** start Material for the task **

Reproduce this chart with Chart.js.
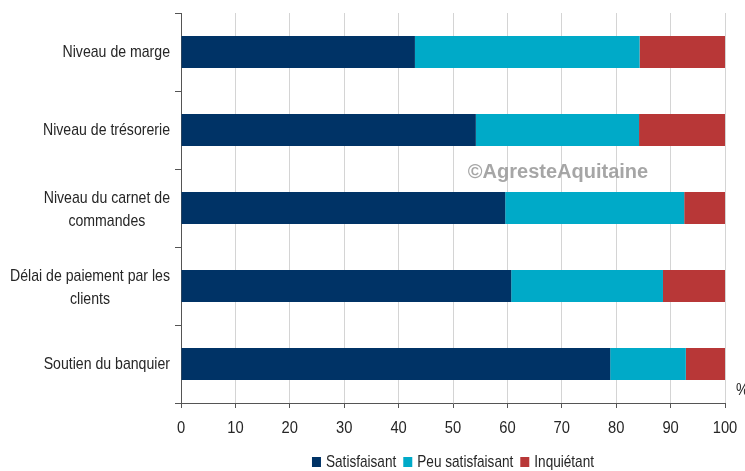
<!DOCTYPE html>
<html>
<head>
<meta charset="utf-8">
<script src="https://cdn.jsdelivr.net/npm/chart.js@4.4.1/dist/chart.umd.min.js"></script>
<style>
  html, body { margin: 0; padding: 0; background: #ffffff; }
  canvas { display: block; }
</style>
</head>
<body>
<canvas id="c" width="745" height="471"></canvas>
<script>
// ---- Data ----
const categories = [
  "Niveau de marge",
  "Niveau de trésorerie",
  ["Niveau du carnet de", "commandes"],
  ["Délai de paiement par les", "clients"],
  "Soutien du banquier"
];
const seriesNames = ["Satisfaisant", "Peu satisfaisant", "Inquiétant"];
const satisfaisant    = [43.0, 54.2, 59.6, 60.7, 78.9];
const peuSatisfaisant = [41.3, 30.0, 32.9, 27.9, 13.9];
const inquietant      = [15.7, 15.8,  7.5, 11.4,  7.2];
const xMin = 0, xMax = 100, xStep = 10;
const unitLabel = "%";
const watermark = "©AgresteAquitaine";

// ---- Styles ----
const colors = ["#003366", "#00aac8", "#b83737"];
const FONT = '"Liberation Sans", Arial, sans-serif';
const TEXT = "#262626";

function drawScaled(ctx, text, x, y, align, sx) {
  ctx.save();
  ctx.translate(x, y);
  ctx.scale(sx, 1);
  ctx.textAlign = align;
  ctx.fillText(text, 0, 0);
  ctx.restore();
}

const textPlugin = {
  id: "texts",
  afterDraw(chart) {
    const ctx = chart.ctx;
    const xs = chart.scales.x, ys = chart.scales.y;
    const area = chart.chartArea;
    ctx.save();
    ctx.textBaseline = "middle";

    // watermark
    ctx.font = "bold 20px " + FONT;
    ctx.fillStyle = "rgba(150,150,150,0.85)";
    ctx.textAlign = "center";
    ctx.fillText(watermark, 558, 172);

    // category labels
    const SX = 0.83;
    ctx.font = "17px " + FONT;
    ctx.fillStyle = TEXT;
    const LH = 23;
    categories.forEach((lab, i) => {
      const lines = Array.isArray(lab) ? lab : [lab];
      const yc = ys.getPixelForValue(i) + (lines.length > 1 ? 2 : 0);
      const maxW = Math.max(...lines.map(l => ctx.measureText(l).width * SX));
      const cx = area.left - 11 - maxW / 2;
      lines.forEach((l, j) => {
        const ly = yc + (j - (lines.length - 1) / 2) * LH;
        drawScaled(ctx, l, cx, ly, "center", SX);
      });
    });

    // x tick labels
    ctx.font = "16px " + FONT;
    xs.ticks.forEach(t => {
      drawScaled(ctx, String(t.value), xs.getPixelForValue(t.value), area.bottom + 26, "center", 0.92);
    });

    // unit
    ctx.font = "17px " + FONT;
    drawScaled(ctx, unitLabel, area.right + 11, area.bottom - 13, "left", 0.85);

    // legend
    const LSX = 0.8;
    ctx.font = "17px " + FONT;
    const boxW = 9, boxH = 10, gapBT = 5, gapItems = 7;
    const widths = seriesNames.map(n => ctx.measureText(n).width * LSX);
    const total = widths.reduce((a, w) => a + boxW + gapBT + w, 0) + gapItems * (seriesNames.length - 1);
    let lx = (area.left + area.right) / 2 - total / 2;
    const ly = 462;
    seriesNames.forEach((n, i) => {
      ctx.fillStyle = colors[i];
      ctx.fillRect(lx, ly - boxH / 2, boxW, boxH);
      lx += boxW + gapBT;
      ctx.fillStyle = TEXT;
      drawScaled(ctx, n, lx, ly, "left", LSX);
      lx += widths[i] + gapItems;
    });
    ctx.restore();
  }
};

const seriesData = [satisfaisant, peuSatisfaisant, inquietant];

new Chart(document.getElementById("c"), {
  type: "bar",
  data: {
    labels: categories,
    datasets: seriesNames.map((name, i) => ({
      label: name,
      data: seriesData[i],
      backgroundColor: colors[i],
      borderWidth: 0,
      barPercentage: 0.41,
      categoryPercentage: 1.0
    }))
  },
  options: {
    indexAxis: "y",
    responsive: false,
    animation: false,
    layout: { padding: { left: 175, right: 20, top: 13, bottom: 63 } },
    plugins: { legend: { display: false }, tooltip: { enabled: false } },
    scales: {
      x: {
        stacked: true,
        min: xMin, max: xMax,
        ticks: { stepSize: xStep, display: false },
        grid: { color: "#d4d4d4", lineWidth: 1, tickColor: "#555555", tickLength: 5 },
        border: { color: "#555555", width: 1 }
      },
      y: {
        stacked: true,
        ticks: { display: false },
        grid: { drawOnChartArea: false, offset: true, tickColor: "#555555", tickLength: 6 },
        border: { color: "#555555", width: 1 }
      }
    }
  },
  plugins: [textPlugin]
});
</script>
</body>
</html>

** end Material for the task **
** start Material for the task **

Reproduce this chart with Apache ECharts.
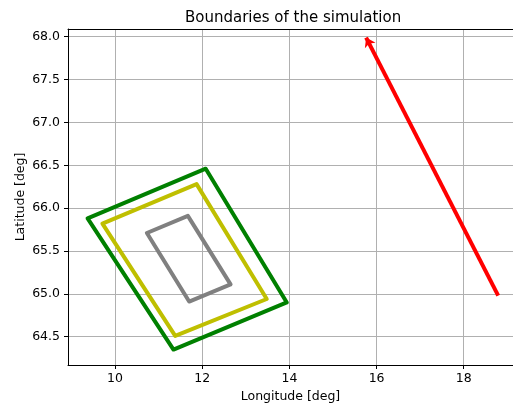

** end Material for the task **

Task to complete:
Find the lines above holding the word "Reproduce" and show them.

Correct response:
Reproduce this chart with Chart.js.
Reproduce this chart with Apache ECharts.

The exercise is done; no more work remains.